Oder der Patient wird doch in die Notaufnahme gebracht und verursacht dort Probleme, denn auch die Krankenhäuser registrieren eine erhöhte Zahl an Patienten in der Notaufnahme, heißt es seitens der Regionalen Kliniken GmbH, zu der auch die Rechbergklinik Bretten sowie die Fürst-Stirum-Klinik Bruchsal gehören. Patienten würden nach der Schwere ihrer Verletzungen oder Erkrankung eingeteilt und dementsprechend nicht nach der Reihenfolge behandelt, in der sie erscheinen. Dies führe wegen zunehmender Wartezeiten zu Unzufriedenheit. Zudem entstehe durch steigende Patientenzahlen auch mehr Personalbedarf. Leidtragende sind also am Ende Patientinnen und Patienten. Entweder, weil sie mit schmerzhaften, aber nicht lebensbedrohlichen Verletzungen lange ausharren müssen, oder weil sie im schlimmsten Fall zu lange auf einen Rettungswagen warten müssen. Denn jeder Rettungswagen, der einen Krankentransport durchführt, fehlt im Notfall. Einen Notfall zu erfinden, ist daher schon jetzt strafbar. Nachzuweisen ist es jedoch kaum, denn mehr als nach bestem Wissen und Gewissen zu handeln, kann man vom Einzelnen nicht erwarten.

Welche Nummer in welchem Fall?

Wenn Sie Ihre Situation selbst einschätzen können, wählen Sie die Nummer, die zu Ihrem Fall passt. Wenn Sie sich unsicher sind und Sie einen Notfall befürchten, können Sie die 112 rufen und den ausgebildeten Mitarbeiterinnen und Mitarbeitern in der Leitstelle die Symptome schildern. Sie vermitteln dann an die richtigen Stellen.

112
Unter der 112 erreichen Sie die integrierte Leitstelle der Feuerwehr und des Rettungsdienstes. In medizinischen Fällen ist die 112 die richtige Nummer für lebensbedrohliche Situationen, also Verletzungen mit hohem Blutverlust, Kreislaufstillstand, Vergiftungen.

19222
Wählen Sie die 19222 kommen Sie direkt beim Krankentransport heraus.
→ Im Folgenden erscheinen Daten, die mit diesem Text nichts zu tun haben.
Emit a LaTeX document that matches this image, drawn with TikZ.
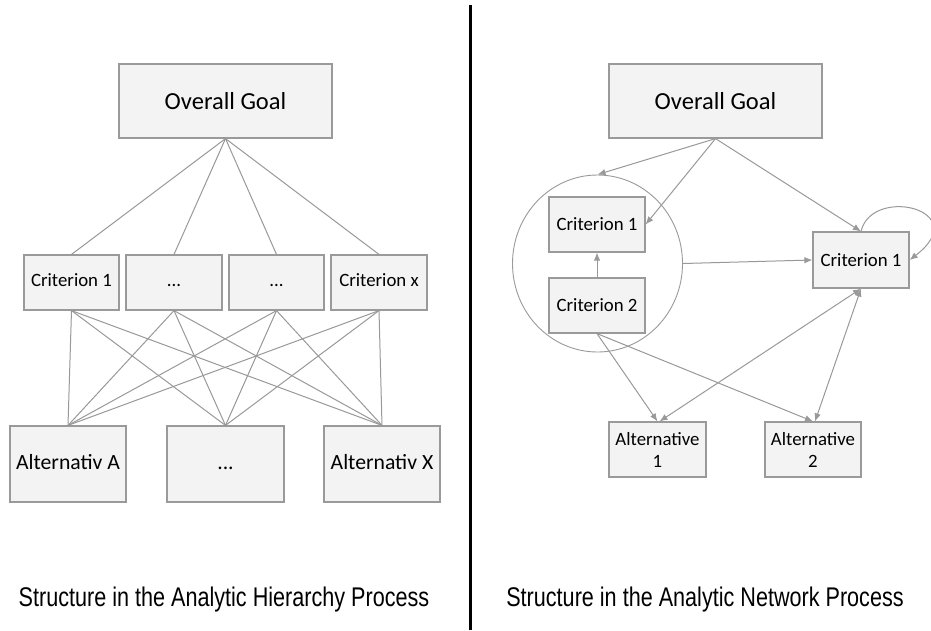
\documentclass[tikz,border=0pt]{standalone}
\usepackage{fontspec}
\setmainfont{Carlito}
\newfontfamily\capfont{Liberation Sans}
\usetikzlibrary{arrows.meta,shapes.geometric}
\definecolor{boxfill}{HTML}{F3F3F3}
\definecolor{boxline}{HTML}{9A9A9A}
\definecolor{linkgray}{HTML}{999999}
\tikzset{
  x=1pt, y=-1pt,
  box/.style={draw=boxline, fill=boxfill, line width=1.2pt, inner sep=0pt,
              align=center, font=\fontsize{18.8}{22}\selectfont},
  goalbox/.style={box, minimum width=213pt, minimum height=74pt,
              font=\fontsize{24.5}{28}\selectfont},
  critbox/.style={box, minimum width=96pt, minimum height=55pt},
  altbox/.style={box, minimum width=116pt, minimum height=76pt,
              font=\fontsize{21.7}{25}\selectfont},
  link/.style={draw=linkgray, line width=1pt},
  arr/.style={link, -{Latex[length=8pt,width=6.5pt]}},
  biarr/.style={link, {Latex[length=8pt,width=6.5pt]}-{Latex[length=8pt,width=6.5pt]}},
  caption/.style={font=\capfont\fontsize{27}{30}\selectfont, inner sep=0pt}
}
\begin{document}
\begin{tikzpicture}
\useasboundingbox (0,0) rectangle (931,630);
\fill[white] (0,0) rectangle (931,630);

% divider between the two panels
\draw[black, line width=2.6pt] (470.5,5) coordinate (divtop) -- (470.5,630) coordinate (divbot);

% ---------- hierarchy (left panel) ----------
\node[goalbox] (goalL) at (225.5,101) {Overall Goal};
\node[critbox, minimum width=95pt] (c1L) at (71.5,282.5) {\strut Criterion 1};
\node[critbox] (c2L) at (174,282.5) {\strut...};
\node[critbox, minimum width=95pt] (c3L) at (276.5,282.5) {\strut...};
\node[critbox] (c4L) at (379,282.5) {\strut Criterion x};
\node[altbox] (aAL) at (68,464) {\strut Alternativ A};
\node[altbox, minimum width=117pt] (aML) at (225.5,464) {\strut...};
\node[altbox] (aXL) at (382,464) {\strut Alternativ X};

\foreach \c in {c1L,c2L,c3L,c4L}{
  \draw[link] (goalL.south) -- (\c.north);
  \foreach \a in {aAL,aML,aXL}{
    \draw[link] (\c.south) -- (\a.north);
  }
}

\node[caption] (capL) at (224,600) {\scalebox{0.80}[1]{Structure in the Analytic Hierarchy Process}};

% ---------- network (right panel) ----------
\node[goalbox] (goalR) at (715.5,101) {Overall Goal};
\node[draw=boxline, line width=0.9pt, ellipse, minimum width=170pt, minimum height=177pt, inner sep=0pt] (grp) at (597.5,263.5) {};
\node[critbox] (cin1) at (597,224.5) {Criterion 1};
\node[critbox] (cin2) at (597,305.5) {Criterion 2};
\node[critbox, minimum height=56pt] (cR) at (861,260) {Criterion 1};
\node[critbox, minimum width=97pt] (alt1) at (657.5,449.5) {Alternative\\1};
\node[critbox] (alt2) at (813,449.5) {Alternative\\2};

\draw[arr] (goalR.south) -- (grp.north);
\draw[arr] (goalR.south) -- (cin1.east);
\draw[arr] (goalR.south) -- (cR.north);
\draw[arr] (grp.east) -- (cR.west);
\draw[arr] (cin2.north) -- (cin1.south);
\draw[arr] (cR.north) .. controls (872,185) and (975,210) .. (cR.east);
\draw[arr] (cin2.south) -- (alt1.north);
\draw[arr] (cin2.south) -- (alt2.north);
\draw[biarr] (cR.south) -- ([xshift=2pt]alt1.north);
\draw[biarr] (cR.south) -- ([xshift=2pt]alt2.north);

\node[caption] (capR) at (705,600) {\scalebox{0.80}[1]{Structure in the Analytic Network Process}};
\end{tikzpicture}
\end{document}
Dort vermittelt man Krankenwagen zum Transport bei nicht-lebensbedrohlichen Erkrankungen und Verletzungen oder für geplante Fahrten, zum Beispiel für Dialysepatientinnen und -patienten.

116117
Hier erreichen Sie den ärtzlichen Bereitschaftsdienst. Dieser kümmert sich um alle Fälle, die eines Hausarztes bedürfen, außerhalb der üblichen Sprechzeiten.